_Data block_.
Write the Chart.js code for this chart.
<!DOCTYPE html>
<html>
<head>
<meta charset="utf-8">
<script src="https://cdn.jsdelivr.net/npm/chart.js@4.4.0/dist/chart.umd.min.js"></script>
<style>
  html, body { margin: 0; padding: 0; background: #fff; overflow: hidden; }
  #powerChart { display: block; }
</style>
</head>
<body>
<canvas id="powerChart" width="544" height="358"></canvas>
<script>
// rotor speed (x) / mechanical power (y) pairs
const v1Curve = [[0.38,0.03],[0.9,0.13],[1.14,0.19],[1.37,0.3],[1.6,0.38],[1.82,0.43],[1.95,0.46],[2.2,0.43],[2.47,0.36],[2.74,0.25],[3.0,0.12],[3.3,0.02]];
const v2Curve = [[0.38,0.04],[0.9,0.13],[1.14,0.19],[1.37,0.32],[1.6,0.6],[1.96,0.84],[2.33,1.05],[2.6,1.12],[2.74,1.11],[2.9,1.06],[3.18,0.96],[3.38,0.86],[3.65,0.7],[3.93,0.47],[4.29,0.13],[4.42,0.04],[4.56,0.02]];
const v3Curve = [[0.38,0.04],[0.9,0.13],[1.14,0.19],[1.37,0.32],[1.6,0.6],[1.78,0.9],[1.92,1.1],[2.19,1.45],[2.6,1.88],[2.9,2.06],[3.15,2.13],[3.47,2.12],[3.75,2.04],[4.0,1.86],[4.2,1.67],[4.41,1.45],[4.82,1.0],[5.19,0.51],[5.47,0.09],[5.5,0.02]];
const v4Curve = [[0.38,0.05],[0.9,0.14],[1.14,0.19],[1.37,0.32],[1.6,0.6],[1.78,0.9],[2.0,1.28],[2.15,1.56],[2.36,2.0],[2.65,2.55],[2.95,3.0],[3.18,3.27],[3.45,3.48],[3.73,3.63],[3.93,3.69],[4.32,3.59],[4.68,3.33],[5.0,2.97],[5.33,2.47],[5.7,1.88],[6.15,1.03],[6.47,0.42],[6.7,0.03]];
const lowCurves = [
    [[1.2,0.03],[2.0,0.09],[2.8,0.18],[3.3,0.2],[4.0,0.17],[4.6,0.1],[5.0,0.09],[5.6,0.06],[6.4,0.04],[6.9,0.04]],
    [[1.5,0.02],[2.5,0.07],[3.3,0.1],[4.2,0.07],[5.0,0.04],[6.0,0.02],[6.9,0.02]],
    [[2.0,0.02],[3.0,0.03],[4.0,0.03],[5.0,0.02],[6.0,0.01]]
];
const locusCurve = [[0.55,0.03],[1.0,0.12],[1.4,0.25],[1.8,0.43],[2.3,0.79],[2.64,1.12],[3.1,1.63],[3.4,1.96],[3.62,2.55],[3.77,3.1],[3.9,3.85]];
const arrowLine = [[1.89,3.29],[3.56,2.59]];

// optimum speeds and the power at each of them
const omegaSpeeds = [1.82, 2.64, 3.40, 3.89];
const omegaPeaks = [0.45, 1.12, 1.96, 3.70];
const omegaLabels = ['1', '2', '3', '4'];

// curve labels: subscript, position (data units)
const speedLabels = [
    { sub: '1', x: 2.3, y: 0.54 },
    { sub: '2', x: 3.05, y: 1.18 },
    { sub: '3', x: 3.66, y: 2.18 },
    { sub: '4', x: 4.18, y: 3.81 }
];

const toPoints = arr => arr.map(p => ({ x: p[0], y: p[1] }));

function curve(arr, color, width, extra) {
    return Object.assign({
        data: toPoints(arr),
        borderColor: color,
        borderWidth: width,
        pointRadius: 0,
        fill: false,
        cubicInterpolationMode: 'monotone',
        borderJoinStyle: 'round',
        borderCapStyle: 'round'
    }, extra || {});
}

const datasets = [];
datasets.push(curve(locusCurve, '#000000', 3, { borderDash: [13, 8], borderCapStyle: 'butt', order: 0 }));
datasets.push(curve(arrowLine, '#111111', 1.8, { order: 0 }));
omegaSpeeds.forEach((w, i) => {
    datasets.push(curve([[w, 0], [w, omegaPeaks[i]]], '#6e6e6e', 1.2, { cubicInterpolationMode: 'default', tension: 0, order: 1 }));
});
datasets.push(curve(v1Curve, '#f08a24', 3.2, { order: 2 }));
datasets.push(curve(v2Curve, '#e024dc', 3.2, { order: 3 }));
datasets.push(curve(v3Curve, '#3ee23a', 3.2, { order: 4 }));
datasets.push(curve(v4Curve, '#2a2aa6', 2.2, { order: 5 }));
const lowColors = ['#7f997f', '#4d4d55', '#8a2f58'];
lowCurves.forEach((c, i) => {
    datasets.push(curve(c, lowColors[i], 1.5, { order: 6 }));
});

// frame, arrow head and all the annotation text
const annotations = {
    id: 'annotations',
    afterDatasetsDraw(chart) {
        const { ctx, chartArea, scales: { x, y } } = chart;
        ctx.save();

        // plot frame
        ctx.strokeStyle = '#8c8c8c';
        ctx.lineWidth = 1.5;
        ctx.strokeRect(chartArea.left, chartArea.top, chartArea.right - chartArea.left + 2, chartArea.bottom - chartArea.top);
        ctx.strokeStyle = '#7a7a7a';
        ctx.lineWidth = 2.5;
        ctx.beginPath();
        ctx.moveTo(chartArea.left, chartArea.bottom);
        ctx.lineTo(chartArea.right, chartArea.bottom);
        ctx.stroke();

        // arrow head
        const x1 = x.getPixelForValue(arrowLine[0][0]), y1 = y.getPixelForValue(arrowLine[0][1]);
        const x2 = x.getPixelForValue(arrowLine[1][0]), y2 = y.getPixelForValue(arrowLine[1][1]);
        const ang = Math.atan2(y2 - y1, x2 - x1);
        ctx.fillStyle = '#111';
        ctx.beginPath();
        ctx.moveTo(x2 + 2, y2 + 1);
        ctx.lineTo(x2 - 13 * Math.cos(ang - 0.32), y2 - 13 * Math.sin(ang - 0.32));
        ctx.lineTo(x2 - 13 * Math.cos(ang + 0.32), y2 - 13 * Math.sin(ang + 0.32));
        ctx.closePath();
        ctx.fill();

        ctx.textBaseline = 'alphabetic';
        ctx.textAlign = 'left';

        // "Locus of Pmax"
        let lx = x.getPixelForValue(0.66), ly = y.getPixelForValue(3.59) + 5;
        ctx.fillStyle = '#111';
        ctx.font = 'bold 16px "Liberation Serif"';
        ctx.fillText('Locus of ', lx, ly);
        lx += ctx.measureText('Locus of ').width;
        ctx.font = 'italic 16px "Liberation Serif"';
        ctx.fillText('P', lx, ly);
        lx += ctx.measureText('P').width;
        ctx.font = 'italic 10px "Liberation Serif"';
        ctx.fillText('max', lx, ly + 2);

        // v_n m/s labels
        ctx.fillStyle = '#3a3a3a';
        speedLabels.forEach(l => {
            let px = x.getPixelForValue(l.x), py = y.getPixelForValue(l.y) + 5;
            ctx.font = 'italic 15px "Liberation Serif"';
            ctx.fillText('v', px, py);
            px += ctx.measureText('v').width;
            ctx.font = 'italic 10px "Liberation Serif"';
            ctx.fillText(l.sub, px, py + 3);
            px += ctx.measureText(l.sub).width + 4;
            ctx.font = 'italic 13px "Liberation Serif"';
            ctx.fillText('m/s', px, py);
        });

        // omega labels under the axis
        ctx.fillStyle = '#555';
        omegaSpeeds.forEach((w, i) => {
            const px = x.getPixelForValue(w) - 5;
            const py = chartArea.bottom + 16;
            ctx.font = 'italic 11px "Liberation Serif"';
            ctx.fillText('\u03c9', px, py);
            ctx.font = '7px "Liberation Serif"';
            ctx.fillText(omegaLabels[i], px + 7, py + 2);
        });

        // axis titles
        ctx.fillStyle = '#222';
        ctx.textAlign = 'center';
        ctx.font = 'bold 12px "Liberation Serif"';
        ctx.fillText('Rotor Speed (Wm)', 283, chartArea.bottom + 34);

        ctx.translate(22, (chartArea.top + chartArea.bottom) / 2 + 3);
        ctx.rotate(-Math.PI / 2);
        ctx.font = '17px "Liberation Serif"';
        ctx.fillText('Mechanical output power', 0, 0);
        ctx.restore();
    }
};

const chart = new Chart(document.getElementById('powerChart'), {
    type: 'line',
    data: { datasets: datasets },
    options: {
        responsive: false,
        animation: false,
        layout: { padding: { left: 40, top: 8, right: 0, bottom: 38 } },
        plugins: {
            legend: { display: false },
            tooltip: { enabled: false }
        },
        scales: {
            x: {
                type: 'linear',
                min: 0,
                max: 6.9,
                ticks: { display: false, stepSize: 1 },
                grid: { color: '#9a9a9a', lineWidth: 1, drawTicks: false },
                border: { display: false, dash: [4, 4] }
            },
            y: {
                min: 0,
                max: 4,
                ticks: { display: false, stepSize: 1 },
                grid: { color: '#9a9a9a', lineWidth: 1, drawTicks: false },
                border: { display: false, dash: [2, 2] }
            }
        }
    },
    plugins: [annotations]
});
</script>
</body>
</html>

_Exercise_. Copy exactly the lines that run from the first line of the data to the line containing "const arrowLine = [[1.89,3.29],[3.56,2.59]];", please, with both ends included and nothing else.

_Response_.
Write the Chart.js code for this chart.
<!DOCTYPE html>
<html>
<head>
<meta charset="utf-8">
<script src="https://cdn.jsdelivr.net/npm/chart.js@4.4.0/dist/chart.umd.min.js"></script>
<style>
  html, body { margin: 0; padding: 0; background: #fff; overflow: hidden; }
  #powerChart { display: block; }
</style>
</head>
<body>
<canvas id="powerChart" width="544" height="358"></canvas>
<script>
// rotor speed (x) / mechanical power (y) pairs
const v1Curve = [[0.38,0.03],[0.9,0.13],[1.14,0.19],[1.37,0.3],[1.6,0.38],[1.82,0.43],[1.95,0.46],[2.2,0.43],[2.47,0.36],[2.74,0.25],[3.0,0.12],[3.3,0.02]];
const v2Curve = [[0.38,0.04],[0.9,0.13],[1.14,0.19],[1.37,0.32],[1.6,0.6],[1.96,0.84],[2.33,1.05],[2.6,1.12],[2.74,1.11],[2.9,1.06],[3.18,0.96],[3.38,0.86],[3.65,0.7],[3.93,0.47],[4.29,0.13],[4.42,0.04],[4.56,0.02]];
const v3Curve = [[0.38,0.04],[0.9,0.13],[1.14,0.19],[1.37,0.32],[1.6,0.6],[1.78,0.9],[1.92,1.1],[2.19,1.45],[2.6,1.88],[2.9,2.06],[3.15,2.13],[3.47,2.12],[3.75,2.04],[4.0,1.86],[4.2,1.67],[4.41,1.45],[4.82,1.0],[5.19,0.51],[5.47,0.09],[5.5,0.02]];
const v4Curve = [[0.38,0.05],[0.9,0.14],[1.14,0.19],[1.37,0.32],[1.6,0.6],[1.78,0.9],[2.0,1.28],[2.15,1.56],[2.36,2.0],[2.65,2.55],[2.95,3.0],[3.18,3.27],[3.45,3.48],[3.73,3.63],[3.93,3.69],[4.32,3.59],[4.68,3.33],[5.0,2.97],[5.33,2.47],[5.7,1.88],[6.15,1.03],[6.47,0.42],[6.7,0.03]];
const lowCurves = [
    [[1.2,0.03],[2.0,0.09],[2.8,0.18],[3.3,0.2],[4.0,0.17],[4.6,0.1],[5.0,0.09],[5.6,0.06],[6.4,0.04],[6.9,0.04]],
    [[1.5,0.02],[2.5,0.07],[3.3,0.1],[4.2,0.07],[5.0,0.04],[6.0,0.02],[6.9,0.02]],
    [[2.0,0.02],[3.0,0.03],[4.0,0.03],[5.0,0.02],[6.0,0.01]]
];
const locusCurve = [[0.55,0.03],[1.0,0.12],[1.4,0.25],[1.8,0.43],[2.3,0.79],[2.64,1.12],[3.1,1.63],[3.4,1.96],[3.62,2.55],[3.77,3.1],[3.9,3.85]];
const arrowLine = [[1.89,3.29],[3.56,2.59]];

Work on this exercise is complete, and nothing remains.